The problem: Transcribe the material exactly. Images do not belong in the copy.

Data extract:
********************

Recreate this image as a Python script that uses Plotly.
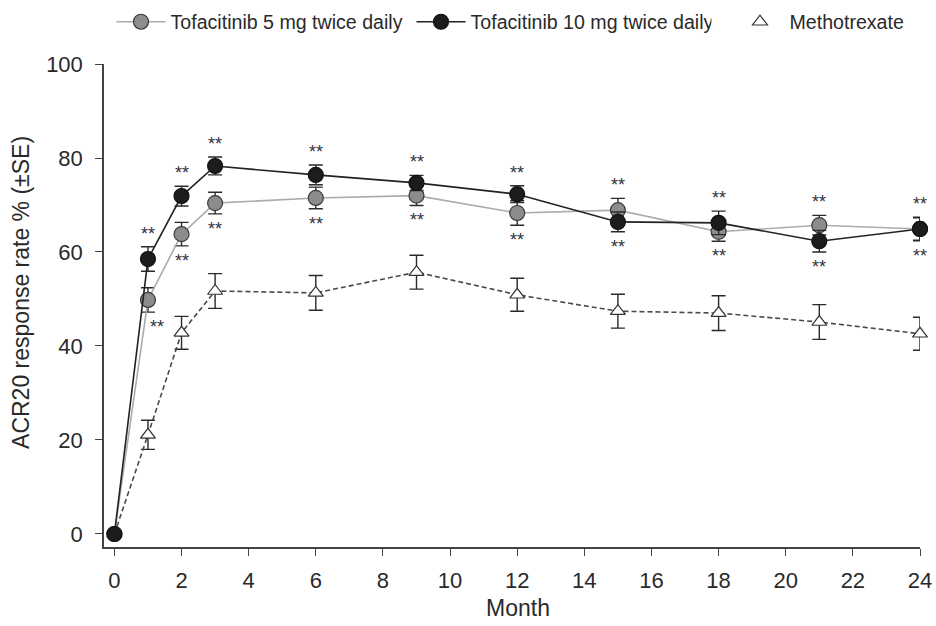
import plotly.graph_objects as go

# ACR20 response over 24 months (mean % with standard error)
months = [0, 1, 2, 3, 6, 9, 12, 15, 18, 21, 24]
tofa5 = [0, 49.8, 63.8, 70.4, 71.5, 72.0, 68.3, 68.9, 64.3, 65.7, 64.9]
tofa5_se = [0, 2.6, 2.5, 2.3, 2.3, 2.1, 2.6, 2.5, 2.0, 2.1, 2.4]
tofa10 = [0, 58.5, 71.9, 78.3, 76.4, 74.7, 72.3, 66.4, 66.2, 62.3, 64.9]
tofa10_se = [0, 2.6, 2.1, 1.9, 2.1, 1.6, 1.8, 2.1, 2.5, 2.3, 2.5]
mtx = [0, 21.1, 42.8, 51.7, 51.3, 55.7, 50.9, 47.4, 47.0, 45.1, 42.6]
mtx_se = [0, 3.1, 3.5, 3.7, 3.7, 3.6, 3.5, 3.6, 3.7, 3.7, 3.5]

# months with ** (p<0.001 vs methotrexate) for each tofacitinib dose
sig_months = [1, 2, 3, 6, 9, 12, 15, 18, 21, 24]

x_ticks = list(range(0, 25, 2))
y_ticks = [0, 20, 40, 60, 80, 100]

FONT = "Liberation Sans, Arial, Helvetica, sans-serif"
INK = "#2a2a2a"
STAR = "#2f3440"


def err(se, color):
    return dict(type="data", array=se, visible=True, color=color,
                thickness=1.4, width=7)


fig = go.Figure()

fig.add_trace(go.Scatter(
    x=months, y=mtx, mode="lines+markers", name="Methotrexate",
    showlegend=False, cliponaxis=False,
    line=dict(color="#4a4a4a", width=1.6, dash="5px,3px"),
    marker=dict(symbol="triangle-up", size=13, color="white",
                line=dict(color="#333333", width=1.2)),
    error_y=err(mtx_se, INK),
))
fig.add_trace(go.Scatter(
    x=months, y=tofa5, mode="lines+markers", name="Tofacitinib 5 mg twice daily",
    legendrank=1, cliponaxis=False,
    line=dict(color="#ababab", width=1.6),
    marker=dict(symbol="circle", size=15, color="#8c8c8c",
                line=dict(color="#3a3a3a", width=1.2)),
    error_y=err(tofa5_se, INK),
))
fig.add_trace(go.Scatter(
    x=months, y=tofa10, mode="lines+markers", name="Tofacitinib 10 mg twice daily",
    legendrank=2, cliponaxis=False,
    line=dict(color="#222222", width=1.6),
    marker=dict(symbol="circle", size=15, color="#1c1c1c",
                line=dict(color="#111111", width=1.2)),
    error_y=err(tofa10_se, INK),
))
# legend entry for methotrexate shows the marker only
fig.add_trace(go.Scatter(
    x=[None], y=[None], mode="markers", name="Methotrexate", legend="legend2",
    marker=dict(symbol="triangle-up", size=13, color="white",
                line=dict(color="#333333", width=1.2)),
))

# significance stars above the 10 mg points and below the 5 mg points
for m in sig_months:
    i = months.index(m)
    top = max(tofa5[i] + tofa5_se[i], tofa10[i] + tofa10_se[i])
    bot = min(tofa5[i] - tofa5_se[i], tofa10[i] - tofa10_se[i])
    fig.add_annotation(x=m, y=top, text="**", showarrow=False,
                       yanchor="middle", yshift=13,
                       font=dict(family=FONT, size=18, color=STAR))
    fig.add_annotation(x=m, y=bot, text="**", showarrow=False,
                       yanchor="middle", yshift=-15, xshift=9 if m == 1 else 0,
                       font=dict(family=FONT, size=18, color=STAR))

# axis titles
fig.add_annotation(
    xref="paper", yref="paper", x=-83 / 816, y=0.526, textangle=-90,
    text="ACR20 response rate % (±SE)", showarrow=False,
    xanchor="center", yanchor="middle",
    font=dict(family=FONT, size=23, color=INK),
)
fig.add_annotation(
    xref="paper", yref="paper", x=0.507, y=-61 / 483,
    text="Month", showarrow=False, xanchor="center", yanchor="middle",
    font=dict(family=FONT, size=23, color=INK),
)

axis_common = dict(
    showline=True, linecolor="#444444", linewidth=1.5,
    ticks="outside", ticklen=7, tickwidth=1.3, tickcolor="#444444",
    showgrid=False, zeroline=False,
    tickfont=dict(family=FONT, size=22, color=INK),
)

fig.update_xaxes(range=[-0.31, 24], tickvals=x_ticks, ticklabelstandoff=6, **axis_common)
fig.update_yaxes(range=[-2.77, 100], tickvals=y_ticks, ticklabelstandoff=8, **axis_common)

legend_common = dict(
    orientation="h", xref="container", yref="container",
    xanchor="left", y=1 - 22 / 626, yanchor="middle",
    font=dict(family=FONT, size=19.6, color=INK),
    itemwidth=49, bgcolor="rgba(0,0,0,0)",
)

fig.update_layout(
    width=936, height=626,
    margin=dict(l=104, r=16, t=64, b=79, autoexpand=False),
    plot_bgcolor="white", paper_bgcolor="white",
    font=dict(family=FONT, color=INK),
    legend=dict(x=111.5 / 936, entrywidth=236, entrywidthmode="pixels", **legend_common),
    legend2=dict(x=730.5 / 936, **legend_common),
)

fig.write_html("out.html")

********************

Result for this task:
Recreate this image as a Python script that uses Plotly.
import plotly.graph_objects as go

# ACR20 response over 24 months (mean % with standard error)
months = [0, 1, 2, 3, 6, 9, 12, 15, 18, 21, 24]
tofa5 = [0, 49.8, 63.8, 70.4, 71.5, 72.0, 68.3, 68.9, 64.3, 65.7, 64.9]
tofa5_se = [0, 2.6, 2.5, 2.3, 2.3, 2.1, 2.6, 2.5, 2.0, 2.1, 2.4]
tofa10 = [0, 58.5, 71.9, 78.3, 76.4, 74.7, 72.3, 66.4, 66.2, 62.3, 64.9]
tofa10_se = [0, 2.6, 2.1, 1.9, 2.1, 1.6, 1.8, 2.1, 2.5, 2.3, 2.5]
mtx = [0, 21.1, 42.8, 51.7, 51.3, 55.7, 50.9, 47.4, 47.0, 45.1, 42.6]
mtx_se = [0, 3.1, 3.5, 3.7, 3.7, 3.6, 3.5, 3.6, 3.7, 3.7, 3.5]

# months with ** (p<0.001 vs methotrexate) for each tofacitinib dose
sig_months = [1, 2, 3, 6, 9, 12, 15, 18, 21, 24]

x_ticks = list(range(0, 25, 2))
y_ticks = [0, 20, 40, 60, 80, 100]

FONT = "Liberation Sans, Arial, Helvetica, sans-serif"
INK = "#2a2a2a"
STAR = "#2f3440"


def err(se, color):
    return dict(type="data", array=se, visible=True, color=color,
                thickness=1.4, width=7)


fig = go.Figure()

fig.add_trace(go.Scatter(
    x=months, y=mtx, mode="lines+markers", name="Methotrexate",
    showlegend=False, cliponaxis=False,
    line=dict(color="#4a4a4a", width=1.6, dash="5px,3px"),
    marker=dict(symbol="triangle-up", size=13, color="white",
                line=dict(color="#333333", width=1.2)),
    error_y=err(mtx_se, INK),
))
fig.add_trace(go.Scatter(
    x=months, y=tofa5, mode="lines+markers", name="Tofacitinib 5 mg twice daily",
    legendrank=1, cliponaxis=False,
    line=dict(color="#ababab", width=1.6),
    marker=dict(symbol="circle", size=15, color="#8c8c8c",
                line=dict(color="#3a3a3a", width=1.2)),
    error_y=err(tofa5_se, INK),
))
fig.add_trace(go.Scatter(
    x=months, y=tofa10, mode="lines+markers", name="Tofacitinib 10 mg twice daily",
    legendrank=2, cliponaxis=False,
    line=dict(color="#222222", width=1.6),
    marker=dict(symbol="circle", size=15, color="#1c1c1c",
                line=dict(color="#111111", width=1.2)),
    error_y=err(tofa10_se, INK),
))
# legend entry for methotrexate shows the marker only
fig.add_trace(go.Scatter(
    x=[None], y=[None], mode="markers", name="Methotrexate", legend="legend2",
    marker=dict(symbol="triangle-up", size=13, color="white",
                line=dict(color="#333333", width=1.2)),
))

# significance stars above the 10 mg points and below the 5 mg points
for m in sig_months:
    i = months.index(m)
    top = max(tofa5[i] + tofa5_se[i], tofa10[i] + tofa10_se[i])
    bot = min(tofa5[i] - tofa5_se[i], tofa10[i] - tofa10_se[i])
    fig.add_annotation(x=m, y=top, text="**", showarrow=False,
                       yanchor="middle", yshift=13,
                       font=dict(family=FONT, size=18, color=STAR))
    fig.add_annotation(x=m, y=bot, text="**", showarrow=False,
                       yanchor="middle", yshift=-15, xshift=9 if m == 1 else 0,
                       font=dict(family=FONT, size=18, color=STAR))

# axis titles
fig.add_annotation(
    xref="paper", yref="paper", x=-83 / 816, y=0.526, textangle=-90,
    text="ACR20 response rate % (±SE)", showarrow=False,
    xanchor="center", yanchor="middle",
    font=dict(family=FONT, size=23, color=INK),
)
fig.add_annotation(
    xref="paper", yref="paper", x=0.507, y=-61 / 483,
    text="Month", showarrow=False, xanchor="center", yanchor="middle",
    font=dict(family=FONT, size=23, color=INK),
)

axis_common = dict(
    showline=True, linecolor="#444444", linewidth=1.5,
    ticks="outside", ticklen=7, tickwidth=1.3, tickcolor="#444444",
    showgrid=False, zeroline=False,
    tickfont=dict(family=FONT, size=22, color=INK),
)

fig.update_xaxes(range=[-0.31, 24], tickvals=x_ticks, ticklabelstandoff=6, **axis_common)
fig.update_yaxes(range=[-2.77, 100], tickvals=y_ticks, ticklabelstandoff=8, **axis_common)

legend_common = dict(
    orientation="h", xref="container", yref="container",
    xanchor="left", y=1 - 22 / 626, yanchor="middle",
    font=dict(family=FONT, size=19.6, color=INK),
    itemwidth=49, bgcolor="rgba(0,0,0,0)",
)

fig.update_layout(
    width=936, height=626,
    margin=dict(l=104, r=16, t=64, b=79, autoexpand=False),
    plot_bgcolor="white", paper_bgcolor="white",
    font=dict(family=FONT, color=INK),
    legend=dict(x=111.5 / 936, entrywidth=236, entrywidthmode="pixels", **legend_common),
    legend2=dict(x=730.5 / 936, **legend_common),
)

fig.write_html("out.html")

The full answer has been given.